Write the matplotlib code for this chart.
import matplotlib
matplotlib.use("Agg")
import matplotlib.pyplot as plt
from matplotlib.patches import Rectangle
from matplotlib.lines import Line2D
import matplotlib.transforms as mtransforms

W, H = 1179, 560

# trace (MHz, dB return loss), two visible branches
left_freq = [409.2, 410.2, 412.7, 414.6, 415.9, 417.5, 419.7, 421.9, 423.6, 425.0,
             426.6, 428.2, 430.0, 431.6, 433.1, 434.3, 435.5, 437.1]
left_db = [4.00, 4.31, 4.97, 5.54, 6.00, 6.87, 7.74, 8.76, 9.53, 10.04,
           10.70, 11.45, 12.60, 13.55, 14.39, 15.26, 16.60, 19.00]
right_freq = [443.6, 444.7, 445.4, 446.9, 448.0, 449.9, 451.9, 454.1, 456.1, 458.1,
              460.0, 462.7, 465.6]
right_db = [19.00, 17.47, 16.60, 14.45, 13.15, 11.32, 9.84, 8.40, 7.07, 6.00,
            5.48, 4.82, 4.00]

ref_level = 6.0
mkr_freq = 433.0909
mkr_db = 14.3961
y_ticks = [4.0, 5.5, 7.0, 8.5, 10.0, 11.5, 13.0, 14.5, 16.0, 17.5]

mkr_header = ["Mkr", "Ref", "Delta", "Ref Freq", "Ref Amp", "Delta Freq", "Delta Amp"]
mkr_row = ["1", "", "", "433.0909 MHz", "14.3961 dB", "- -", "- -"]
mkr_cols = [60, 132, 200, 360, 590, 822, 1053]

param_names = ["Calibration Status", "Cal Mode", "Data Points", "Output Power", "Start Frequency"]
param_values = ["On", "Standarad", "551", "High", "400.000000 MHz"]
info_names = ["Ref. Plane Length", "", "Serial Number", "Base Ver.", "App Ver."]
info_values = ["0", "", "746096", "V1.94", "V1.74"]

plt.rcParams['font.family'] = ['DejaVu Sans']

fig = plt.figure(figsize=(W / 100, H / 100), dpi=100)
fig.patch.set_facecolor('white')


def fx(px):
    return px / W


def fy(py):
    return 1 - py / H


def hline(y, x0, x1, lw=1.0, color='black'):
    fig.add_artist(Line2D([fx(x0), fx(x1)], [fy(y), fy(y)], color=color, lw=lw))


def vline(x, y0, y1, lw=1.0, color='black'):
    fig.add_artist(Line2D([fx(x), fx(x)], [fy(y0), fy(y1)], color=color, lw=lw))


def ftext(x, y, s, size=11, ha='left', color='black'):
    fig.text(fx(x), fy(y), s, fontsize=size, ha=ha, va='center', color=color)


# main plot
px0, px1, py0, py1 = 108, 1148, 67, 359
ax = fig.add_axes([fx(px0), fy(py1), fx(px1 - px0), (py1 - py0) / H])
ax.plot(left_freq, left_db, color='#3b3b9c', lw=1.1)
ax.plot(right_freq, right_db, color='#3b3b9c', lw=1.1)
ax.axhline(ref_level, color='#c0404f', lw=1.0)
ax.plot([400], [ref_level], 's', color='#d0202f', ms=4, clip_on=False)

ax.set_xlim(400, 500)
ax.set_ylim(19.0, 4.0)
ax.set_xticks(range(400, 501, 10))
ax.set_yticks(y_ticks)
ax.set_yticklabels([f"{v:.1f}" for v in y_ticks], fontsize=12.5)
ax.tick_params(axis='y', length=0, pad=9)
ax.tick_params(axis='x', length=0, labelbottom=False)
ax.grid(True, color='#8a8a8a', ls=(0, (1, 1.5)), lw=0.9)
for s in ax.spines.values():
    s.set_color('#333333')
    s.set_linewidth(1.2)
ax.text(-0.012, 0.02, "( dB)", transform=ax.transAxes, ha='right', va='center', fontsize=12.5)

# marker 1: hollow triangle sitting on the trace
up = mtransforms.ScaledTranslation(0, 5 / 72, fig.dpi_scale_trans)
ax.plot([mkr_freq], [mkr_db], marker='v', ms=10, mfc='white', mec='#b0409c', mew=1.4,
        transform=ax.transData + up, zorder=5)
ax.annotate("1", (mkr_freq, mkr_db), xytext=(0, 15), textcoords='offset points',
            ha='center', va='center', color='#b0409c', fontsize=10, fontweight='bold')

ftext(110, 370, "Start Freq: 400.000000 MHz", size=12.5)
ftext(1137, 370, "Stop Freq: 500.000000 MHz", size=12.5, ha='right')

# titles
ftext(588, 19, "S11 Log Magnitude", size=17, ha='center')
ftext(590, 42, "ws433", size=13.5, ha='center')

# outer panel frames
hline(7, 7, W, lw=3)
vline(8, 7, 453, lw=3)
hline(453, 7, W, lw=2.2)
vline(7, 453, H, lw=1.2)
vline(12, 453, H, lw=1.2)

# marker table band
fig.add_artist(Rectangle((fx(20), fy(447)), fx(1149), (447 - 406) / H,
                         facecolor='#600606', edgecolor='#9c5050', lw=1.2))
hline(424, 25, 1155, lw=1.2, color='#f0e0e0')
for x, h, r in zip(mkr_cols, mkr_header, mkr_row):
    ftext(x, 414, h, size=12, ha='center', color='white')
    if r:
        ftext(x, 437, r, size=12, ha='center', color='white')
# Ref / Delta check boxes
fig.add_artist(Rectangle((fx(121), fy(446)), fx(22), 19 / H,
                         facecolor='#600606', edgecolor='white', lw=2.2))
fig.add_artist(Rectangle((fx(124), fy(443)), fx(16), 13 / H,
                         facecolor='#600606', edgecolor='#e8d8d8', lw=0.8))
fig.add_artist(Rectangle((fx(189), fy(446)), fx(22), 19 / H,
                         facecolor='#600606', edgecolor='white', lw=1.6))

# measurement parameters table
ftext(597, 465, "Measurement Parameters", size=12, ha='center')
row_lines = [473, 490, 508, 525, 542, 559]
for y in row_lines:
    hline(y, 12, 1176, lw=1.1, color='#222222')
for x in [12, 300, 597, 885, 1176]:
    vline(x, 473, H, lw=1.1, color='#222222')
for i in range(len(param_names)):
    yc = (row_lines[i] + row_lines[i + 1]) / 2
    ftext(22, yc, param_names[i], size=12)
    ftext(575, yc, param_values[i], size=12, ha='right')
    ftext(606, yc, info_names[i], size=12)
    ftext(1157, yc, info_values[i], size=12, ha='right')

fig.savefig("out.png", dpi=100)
· · · · · · ·
▶ _What is required_
Scan the lines for the string "matplotlib". Copy out each line that matches.

▶ _Answer to this exercise_
Write the matplotlib code for this chart.
import matplotlib
matplotlib.use("Agg")
import matplotlib.pyplot as plt
from matplotlib.patches import Rectangle
from matplotlib.lines import Line2D
import matplotlib.transforms as mtransforms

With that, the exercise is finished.